A WORLD-BEATING HEROINE WE SHAMEFULLY NEGLECT
ROBERT HARRIS’s latest novel, V2, is based on a forgotten episode of female calculating exploits in the fight against the Nazis. As Harris recounted in Saturday’s Mail, he had been inspired by reading the obituary, in 2016, of a former WAAF officer, Eileen Younghusband.
This mathematician had in 1944 led a team that, using nothing more than slide-rules and a knowledge of the parabolic flight path of the V2 rockets, tried to work out the location of these deadly weapons’ launch sites.
This story provokes me in turn to pay honour to a remarkable British woman, scandalously under-recognised in this country, who was one of the thousands of London victims of the ‘doodlebugs’.
On June 27, 1944, a V1 rocket annihilated 47 Gauden Road in South-West London. It was the home of 38-year-old Vera Menchik, who lived with her mother and sister. All were killed instantly.
Vera, born in 1906 to a Czech father and English mother, was the woman’s world chess champion. Not only that, she had been champion uninterruptedly since 1927, having successfully defended the title eight times, with the quite astonishing overall tally of 78 wins, four draws and one solitary lost game.
In short, no other woman came remotely close to her, and the Russian world champion Alexander Alekhine observed: ‘She is without doubt a phenomenon . . . it is totally unfair to persuade a player of acknowledged superclass like Miss Menchik to defend her title year after year against very inferior players.’
So Menchik became the only woman of her era — or any previous one — to take part in male grandmaster tournaments, where she defeated, among others, the future world champion Max Euwe (twice) and the eight-times U. S. champion Samuel Reshevsky. Despite this, she was a modest character, who self-deprecatingly declared: ‘I am eccentric enough to be addicted to chess.’ Her achievements are recognised internationally: the trophy for the Women’s event in the biennial Chess Olympiad is called The Vera Menchik Cup.

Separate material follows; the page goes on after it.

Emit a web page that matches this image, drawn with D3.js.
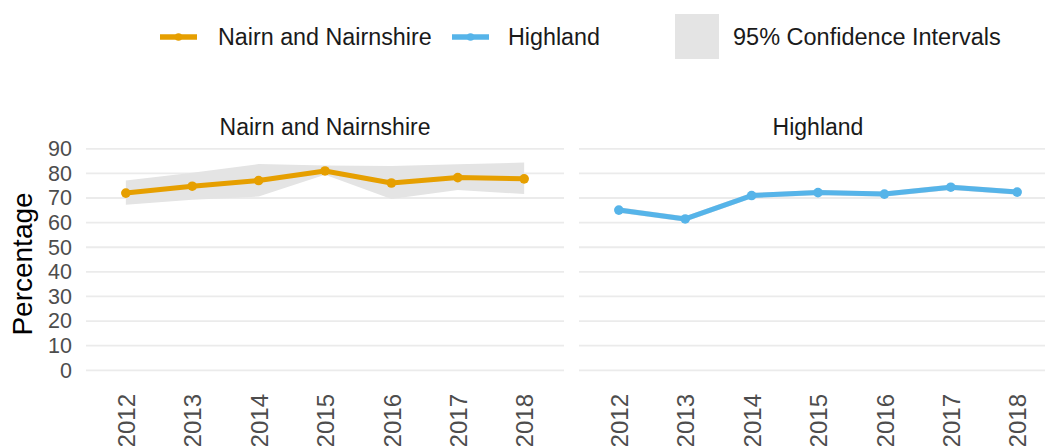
<!DOCTYPE html>
<html>
<head>
<meta charset="utf-8">
<script src="https://cdn.jsdelivr.net/npm/d3@7"></script>
<style>
  html, body { margin: 0; padding: 0; background: #fff; }
  svg { display: block; font-family: "Liberation Sans", Arial, sans-serif; }
</style>
</head>
<body>
<svg id="chart" width="1045" height="446"></svg>
<script>
// ---- data ----
const years = ["2012", "2013", "2014", "2015", "2016", "2017", "2018"];
const yTicks = [0, 10, 20, 30, 40, 50, 60, 70, 80, 90];
const panelNames = ["Nairn and Nairnshire", "Highland"];
const nairnValues = [72.0, 74.8, 77.1, 81.0, 76.1, 78.3, 77.8];
const nairnLower  = [67.3, 69.3, 70.6, 79.5, 69.6, 73.3, 71.6];
const nairnUpper  = [77.1, 80.3, 83.8, 83.2, 83.0, 83.7, 84.4];
const highlandValues = [65.1, 61.5, 71.0, 72.2, 71.6, 74.4, 72.4];
const highlandLower  = [64.0, 60.4, 69.9, 71.1, 70.5, 73.3, 71.3];
const highlandUpper  = [66.2, 62.6, 72.1, 73.3, 72.7, 75.5, 73.5];
const legendLabels = ["Nairn and Nairnshire", "Highland", "95% Confidence Intervals"];

const colors = { nairn: "#E69F00", highland: "#56B4E9", ci: "#e4e4e4", grid: "#ebebeb" };

const panels = [
  { name: panelNames[0], values: nairnValues, lower: nairnLower, upper: nairnUpper, color: colors.nairn, x0: 86, x1: 564 },
  { name: panelNames[1], values: highlandValues, lower: highlandLower, upper: highlandUpper, color: colors.highland, x0: 579, x1: 1057 }
];

const svg = d3.select("#chart");
const y = d3.scaleLinear().domain([0, 90]).range([370.3, 148.8]);

panels.forEach((p, pi) => {
  const x = d3.scalePoint().domain(years).range([p.x0, p.x1]).padding(0.6);
  const g = svg.append("g");

  // gridlines
  g.selectAll("line.grid").data(yTicks).join("line")
    .attr("x1", p.x0).attr("x2", p.x1)
    .attr("y1", d => y(d)).attr("y2", d => y(d))
    .attr("stroke", colors.grid).attr("stroke-width", 1.8);

  const rows = years.map((yr, i) => ({ yr, v: p.values[i], lo: p.lower[i], hi: p.upper[i] }));

  // ribbon
  g.append("path").datum(rows)
    .attr("fill", colors.ci)
    .attr("d", d3.area().x(d => x(d.yr)).y0(d => y(d.lo)).y1(d => y(d.hi)));

  // line
  g.append("path").datum(rows)
    .attr("fill", "none").attr("stroke", p.color).attr("stroke-width", 5)
    .attr("stroke-linejoin", "round")
    .attr("d", d3.line().x(d => x(d.yr)).y(d => y(d.v)));

  g.selectAll("circle").data(rows).join("circle")
    .attr("cx", d => x(d.yr)).attr("cy", d => y(d.v)).attr("r", 4.8)
    .attr("fill", p.color);

  // strip title
  g.append("text").attr("x", (p.x0 + p.x1) / 2).attr("y", 127)
    .attr("text-anchor", "middle").attr("dominant-baseline", "central")
    .attr("font-size", 23).attr("fill", "#1a1a1a").text(p.name);

  // x axis labels
  const xa = g.append("g").attr("transform", "translate(0,394)")
    .call(d3.axisBottom(x).tickSize(0).tickPadding(0));
  xa.select(".domain").remove();
  xa.selectAll("text")
    .attr("transform", "rotate(-90)")
    .attr("x", 0).attr("y", 0).attr("dy", "0.36em")
    .attr("text-anchor", "end")
    .attr("font-size", 24).attr("fill", "#4d4d4d")
    .attr("font-family", "Liberation Sans, Arial, sans-serif");

  if (pi === 0) {
    const ya = svg.append("g").attr("transform", "translate(72,0)")
      .call(d3.axisLeft(y).tickValues(yTicks).tickSize(0).tickPadding(0));
    ya.select(".domain").remove();
    ya.selectAll("text").attr("font-size", 21.5).attr("fill", "#4d4d4d")
      .attr("font-family", "Liberation Sans, Arial, sans-serif");
  }
});

// y axis title
svg.append("text")
  .attr("transform", "translate(32,264) rotate(-90)")
  .attr("text-anchor", "middle")
  .attr("font-size", 28).attr("fill", "#000")
  .text("Percentage");

// legend
const leg = svg.append("g");
const keys = [
  { x: 160, color: colors.nairn, label: legendLabels[0], tx: 218 },
  { x: 452, color: colors.highland, label: legendLabels[1], tx: 508 }
];
keys.forEach(k => {
  leg.append("line").attr("x1", k.x).attr("x2", k.x + 37).attr("y1", 37).attr("y2", 37)
    .attr("stroke", k.color).attr("stroke-width", 5.5);
  leg.append("circle").attr("cx", k.x + 18.5).attr("cy", 37).attr("r", 3.8).attr("fill", k.color);
  leg.append("text").attr("x", k.tx).attr("y", 37).attr("dominant-baseline", "central")
    .attr("font-size", 23.3).attr("fill", "#1a1a1a").text(k.label);
});
leg.append("rect").attr("x", 675).attr("y", 14).attr("width", 44).attr("height", 45).attr("fill", colors.ci);
leg.append("text").attr("x", 733).attr("y", 37).attr("dominant-baseline", "central")
  .attr("font-size", 23.5).attr("fill", "#1a1a1a").text(legendLabels[2]);
</script>
</body>
</html>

The Czech Republic and the former Yugoslavia printed postage stamps commemorating her. Yet when in 2008 this country launched stamps celebrating historic British women of achievement, Menchik not only was not among them: she was never even considered.
Her physical existence was destroyed by the Nazis, and not just that: the V-bomb’s devastation of her home also meant all her trophies, scoresheets and notebooks were annihilated. But that is no reason for the only British world chess champion to be effaced from our own history of female achievement.